▸ WHAT TO WORK ON:
Retype, please, the listing from its opening line through the line that contains "import pandas as pd", both included, without the pictures.

▸ DATA EXTRACT:
===
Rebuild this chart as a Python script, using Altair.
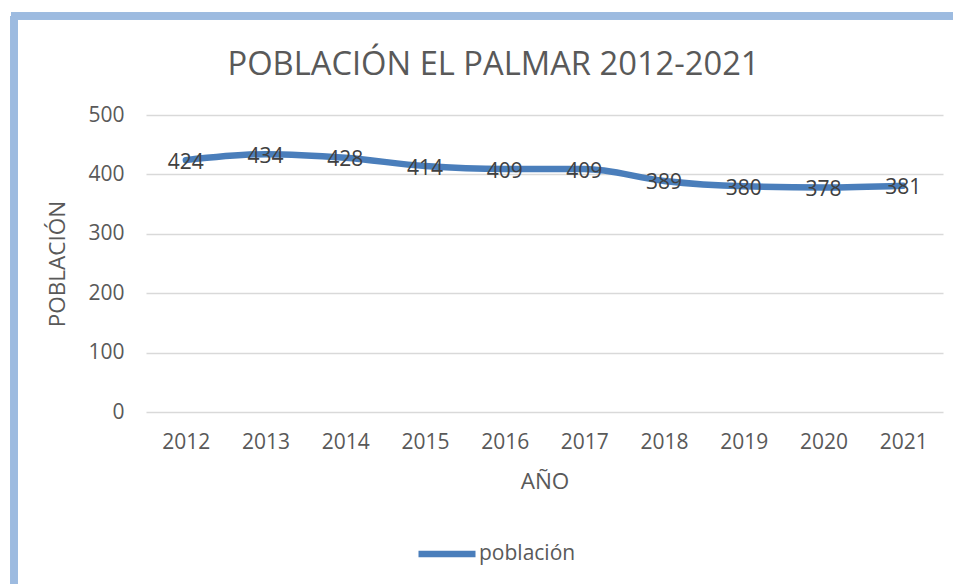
import altair as alt
import pandas as pd

years = ["2012", "2013", "2014", "2015", "2016", "2017", "2018", "2019", "2020", "2021"]
population = [424, 434, 428, 414, 409, 409, 389, 380, 378, 381]
series_name = ["población"] * len(years)

df = pd.DataFrame({"AÑO": years, "POBLACIÓN": population, "serie": series_name})

FONT = "Open Sans"
GREY = "#595959"
LINE = "#4a7ebb"
BORDER = "#9dbbe0"

x = alt.X("AÑO:O", scale=alt.Scale(type="point", padding=0.5),
          axis=alt.Axis(title="AÑO", labelAngle=0, labelFontSize=21, titleFontSize=22.5,
                        labelPadding=19, titlePadding=18, ticks=False, domain=False,
                        grid=False, labelColor=GREY, titleColor=GREY,
                        labelFont=FONT, titleFont=FONT, titleFontWeight="normal"))
y = alt.Y("POBLACIÓN:Q", scale=alt.Scale(domain=[0, 500]),
          axis=alt.Axis(title="POBLACIÓN", values=[0, 100, 200, 300, 400, 500],
                        labelFontSize=21, titleFontSize=22.5, labelPadding=22,
                        titlePadding=18, ticks=False, domain=False,
                        gridColor="#d9d9d9", gridWidth=1.5,
                        labelColor=GREY, titleColor=GREY, labelFont=FONT,
                        titleFont=FONT, titleFontWeight="normal"))

line = alt.Chart(df).mark_line(interpolate="monotone", strokeWidth=6.5, strokeCap="round").encode(
    x=x, y=y,
    color=alt.Color("serie:N", scale=alt.Scale(range=[LINE]),
                    legend=alt.Legend(title=None, orient="none", legendX=269, legendY=407,
                                      symbolType="stroke", symbolSize=3249,
                                      symbolStrokeWidth=6.5, labelFontSize=21,
                                      labelFont=FONT, labelColor=GREY, labelOffset=0,
                                      padding=0)),
)

labels = alt.Chart(df).mark_text(fontSize=21, font=FONT, color="#404040",
                                 baseline="middle", dy=2.5).encode(
    x=x, y=y, text="POBLACIÓN:Q"
)

border_left = alt.Chart(df).mark_rule(color=BORDER, strokeWidth=7).encode(
    x=alt.value(-132), y=alt.value(-99), y2=alt.value(480)
)
border_top = alt.Chart(df).mark_rule(color=BORDER, strokeWidth=7).encode(
    x=alt.value(-135), x2=alt.value(830), y=alt.value(-99)
)

chart = alt.layer(border_left, border_top, line, labels).properties(
    width=797, height=297,
    padding={"left": 138, "top": 107, "right": 10, "bottom": 172},
    autosize=alt.AutoSizeParams(type="none"),
    title=alt.Title("POBLACIÓN EL PALMAR 2012-2021", fontSize=32.7, font=FONT,
                    fontWeight="normal", color=GREY, anchor="middle",
                    baseline="bottom", offset=-102, dx=-51),
).configure_view(stroke=None)

chart.save("out.html", embed_options={"renderer": "svg", "actions": False})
===
▸ WRITTEN ANSWER:
Rebuild this chart as a Python script, using Altair.
import altair as alt
import pandas as pd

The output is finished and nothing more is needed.